» Problem: Extract only the first line of the listing and every line after it up to and including the one with "plt.rcParams['font.family'] = ['Liberation". Omit the pictures.

** START OF Information shown **

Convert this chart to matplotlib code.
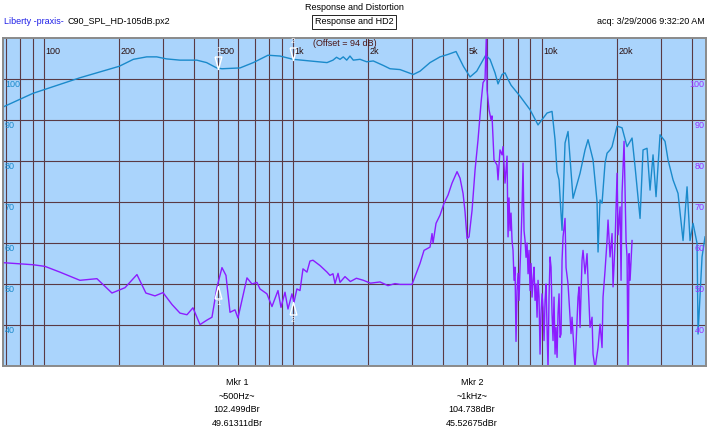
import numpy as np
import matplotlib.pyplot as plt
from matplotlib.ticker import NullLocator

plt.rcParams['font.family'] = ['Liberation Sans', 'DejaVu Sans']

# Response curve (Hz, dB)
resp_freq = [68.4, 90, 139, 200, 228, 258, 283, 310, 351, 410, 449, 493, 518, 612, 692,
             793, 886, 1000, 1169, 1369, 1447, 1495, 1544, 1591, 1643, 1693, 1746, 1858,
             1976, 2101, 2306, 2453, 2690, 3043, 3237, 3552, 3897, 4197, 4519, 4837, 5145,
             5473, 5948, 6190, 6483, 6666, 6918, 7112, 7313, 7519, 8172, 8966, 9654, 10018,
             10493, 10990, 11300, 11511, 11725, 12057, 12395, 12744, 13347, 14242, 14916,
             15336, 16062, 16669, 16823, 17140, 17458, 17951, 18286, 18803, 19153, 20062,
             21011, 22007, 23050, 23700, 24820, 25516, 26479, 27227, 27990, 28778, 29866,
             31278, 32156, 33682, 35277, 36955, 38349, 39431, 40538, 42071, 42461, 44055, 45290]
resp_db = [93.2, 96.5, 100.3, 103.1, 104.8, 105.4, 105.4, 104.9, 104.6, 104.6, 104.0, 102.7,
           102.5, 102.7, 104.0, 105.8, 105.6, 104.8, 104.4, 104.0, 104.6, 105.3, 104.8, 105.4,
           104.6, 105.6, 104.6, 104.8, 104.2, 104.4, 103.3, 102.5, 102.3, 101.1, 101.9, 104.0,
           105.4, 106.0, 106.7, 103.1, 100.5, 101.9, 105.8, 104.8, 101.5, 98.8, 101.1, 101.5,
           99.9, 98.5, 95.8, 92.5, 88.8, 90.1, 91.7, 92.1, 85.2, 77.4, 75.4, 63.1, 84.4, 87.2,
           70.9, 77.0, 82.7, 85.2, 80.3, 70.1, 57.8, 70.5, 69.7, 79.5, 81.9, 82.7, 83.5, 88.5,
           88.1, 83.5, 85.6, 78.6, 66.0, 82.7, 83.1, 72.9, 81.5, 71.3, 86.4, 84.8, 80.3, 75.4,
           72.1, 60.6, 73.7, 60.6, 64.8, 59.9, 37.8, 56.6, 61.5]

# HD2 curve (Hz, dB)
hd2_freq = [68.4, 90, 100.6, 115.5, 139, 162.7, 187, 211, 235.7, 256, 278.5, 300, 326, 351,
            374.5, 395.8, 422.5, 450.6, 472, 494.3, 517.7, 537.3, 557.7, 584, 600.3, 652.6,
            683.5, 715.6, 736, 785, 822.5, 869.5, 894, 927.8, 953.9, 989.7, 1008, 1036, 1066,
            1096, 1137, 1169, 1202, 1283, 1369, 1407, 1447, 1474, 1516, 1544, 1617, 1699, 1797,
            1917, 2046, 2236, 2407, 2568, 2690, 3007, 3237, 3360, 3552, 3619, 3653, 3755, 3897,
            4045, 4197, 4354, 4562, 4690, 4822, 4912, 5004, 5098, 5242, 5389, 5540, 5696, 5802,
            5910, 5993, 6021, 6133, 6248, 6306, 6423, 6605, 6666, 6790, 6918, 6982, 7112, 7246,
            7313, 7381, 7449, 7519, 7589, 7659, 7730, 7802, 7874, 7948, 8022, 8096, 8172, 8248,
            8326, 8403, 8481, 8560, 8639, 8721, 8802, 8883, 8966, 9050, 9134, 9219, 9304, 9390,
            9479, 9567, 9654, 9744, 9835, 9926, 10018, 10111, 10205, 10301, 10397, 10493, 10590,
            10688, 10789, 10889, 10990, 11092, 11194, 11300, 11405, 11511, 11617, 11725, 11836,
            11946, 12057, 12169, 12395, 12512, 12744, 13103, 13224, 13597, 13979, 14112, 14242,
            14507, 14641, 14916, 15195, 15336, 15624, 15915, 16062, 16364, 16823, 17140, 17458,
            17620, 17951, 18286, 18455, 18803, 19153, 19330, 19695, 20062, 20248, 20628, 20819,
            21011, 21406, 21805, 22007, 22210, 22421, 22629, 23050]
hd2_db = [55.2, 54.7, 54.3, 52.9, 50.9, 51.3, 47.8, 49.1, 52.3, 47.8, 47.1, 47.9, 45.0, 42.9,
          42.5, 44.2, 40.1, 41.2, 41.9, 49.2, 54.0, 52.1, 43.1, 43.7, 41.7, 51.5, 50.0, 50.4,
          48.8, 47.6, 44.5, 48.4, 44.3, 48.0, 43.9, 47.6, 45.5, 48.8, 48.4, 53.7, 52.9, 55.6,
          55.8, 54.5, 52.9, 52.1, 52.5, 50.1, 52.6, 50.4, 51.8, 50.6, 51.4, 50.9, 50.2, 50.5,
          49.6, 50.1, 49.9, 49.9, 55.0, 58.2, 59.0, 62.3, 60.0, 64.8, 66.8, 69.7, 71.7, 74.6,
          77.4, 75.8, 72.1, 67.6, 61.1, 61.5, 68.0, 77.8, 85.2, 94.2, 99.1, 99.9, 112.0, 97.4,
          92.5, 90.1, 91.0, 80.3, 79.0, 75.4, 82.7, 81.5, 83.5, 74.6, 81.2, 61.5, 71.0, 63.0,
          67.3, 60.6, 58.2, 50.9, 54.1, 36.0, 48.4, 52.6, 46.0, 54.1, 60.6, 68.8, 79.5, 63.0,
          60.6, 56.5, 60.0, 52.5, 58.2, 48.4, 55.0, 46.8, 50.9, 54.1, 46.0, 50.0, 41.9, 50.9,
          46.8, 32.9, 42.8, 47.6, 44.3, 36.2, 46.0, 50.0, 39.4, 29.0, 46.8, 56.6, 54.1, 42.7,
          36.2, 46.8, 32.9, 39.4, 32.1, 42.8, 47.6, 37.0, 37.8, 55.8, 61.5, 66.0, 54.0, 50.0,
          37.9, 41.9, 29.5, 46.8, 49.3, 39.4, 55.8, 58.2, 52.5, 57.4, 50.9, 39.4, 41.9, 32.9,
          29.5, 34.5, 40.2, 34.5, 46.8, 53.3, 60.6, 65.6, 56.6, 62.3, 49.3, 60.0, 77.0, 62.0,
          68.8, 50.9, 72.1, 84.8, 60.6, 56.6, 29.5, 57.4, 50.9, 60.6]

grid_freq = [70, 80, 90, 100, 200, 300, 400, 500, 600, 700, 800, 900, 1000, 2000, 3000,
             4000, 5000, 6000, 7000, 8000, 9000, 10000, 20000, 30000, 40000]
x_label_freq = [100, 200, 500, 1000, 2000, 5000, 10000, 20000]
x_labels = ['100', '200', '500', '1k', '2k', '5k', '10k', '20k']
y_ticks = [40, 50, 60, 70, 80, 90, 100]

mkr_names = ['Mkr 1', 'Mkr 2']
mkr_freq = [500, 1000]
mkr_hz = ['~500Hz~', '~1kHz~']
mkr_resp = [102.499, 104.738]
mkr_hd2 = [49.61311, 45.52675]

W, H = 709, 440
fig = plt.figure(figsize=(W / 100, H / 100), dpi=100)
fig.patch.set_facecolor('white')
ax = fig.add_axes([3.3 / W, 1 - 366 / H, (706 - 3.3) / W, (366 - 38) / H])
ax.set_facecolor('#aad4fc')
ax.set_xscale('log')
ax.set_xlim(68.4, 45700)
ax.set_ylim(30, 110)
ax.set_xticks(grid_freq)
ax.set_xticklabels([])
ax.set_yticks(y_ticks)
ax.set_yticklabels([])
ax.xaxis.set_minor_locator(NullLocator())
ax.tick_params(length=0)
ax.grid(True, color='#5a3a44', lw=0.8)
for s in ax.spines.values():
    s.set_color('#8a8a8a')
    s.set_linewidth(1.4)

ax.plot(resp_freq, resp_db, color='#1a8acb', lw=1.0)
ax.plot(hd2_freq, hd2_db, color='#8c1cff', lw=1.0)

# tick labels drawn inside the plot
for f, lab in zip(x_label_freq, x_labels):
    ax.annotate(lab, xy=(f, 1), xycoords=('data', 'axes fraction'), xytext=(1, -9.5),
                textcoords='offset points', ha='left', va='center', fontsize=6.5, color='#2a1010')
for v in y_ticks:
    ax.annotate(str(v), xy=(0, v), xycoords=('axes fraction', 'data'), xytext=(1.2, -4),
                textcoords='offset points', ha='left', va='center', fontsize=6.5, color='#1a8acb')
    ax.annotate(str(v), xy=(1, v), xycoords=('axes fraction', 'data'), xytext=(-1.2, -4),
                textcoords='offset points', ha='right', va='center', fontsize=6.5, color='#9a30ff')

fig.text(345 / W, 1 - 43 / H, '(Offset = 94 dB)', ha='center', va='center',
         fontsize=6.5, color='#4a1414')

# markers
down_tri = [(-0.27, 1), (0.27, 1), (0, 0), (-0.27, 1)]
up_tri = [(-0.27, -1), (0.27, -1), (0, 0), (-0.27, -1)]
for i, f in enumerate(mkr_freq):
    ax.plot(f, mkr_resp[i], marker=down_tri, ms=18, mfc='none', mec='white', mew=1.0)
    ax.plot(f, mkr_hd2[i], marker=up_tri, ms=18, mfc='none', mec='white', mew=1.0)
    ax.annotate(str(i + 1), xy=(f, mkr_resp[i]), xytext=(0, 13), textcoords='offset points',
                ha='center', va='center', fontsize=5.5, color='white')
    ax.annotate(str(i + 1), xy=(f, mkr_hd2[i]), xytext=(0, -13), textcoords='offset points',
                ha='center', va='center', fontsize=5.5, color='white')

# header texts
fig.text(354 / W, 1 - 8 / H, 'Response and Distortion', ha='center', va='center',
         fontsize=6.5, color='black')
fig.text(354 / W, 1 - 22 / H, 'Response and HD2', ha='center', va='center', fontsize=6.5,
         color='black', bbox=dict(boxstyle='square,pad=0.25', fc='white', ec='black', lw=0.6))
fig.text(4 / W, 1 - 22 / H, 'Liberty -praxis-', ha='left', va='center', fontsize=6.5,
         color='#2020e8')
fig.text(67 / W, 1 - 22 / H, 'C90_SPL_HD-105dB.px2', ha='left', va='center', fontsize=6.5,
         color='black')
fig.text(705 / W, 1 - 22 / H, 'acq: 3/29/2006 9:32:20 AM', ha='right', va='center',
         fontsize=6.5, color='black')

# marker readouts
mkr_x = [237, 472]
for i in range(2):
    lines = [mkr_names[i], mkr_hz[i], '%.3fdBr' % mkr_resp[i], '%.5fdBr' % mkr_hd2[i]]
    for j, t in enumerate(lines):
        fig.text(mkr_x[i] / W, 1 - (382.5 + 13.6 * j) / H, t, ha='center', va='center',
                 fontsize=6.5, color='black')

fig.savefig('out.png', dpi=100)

** END OF Information shown **

» Written answer:
Convert this chart to matplotlib code.
import numpy as np
import matplotlib.pyplot as plt
from matplotlib.ticker import NullLocator

plt.rcParams['font.family'] = ['Liberation Sans', 'DejaVu Sans']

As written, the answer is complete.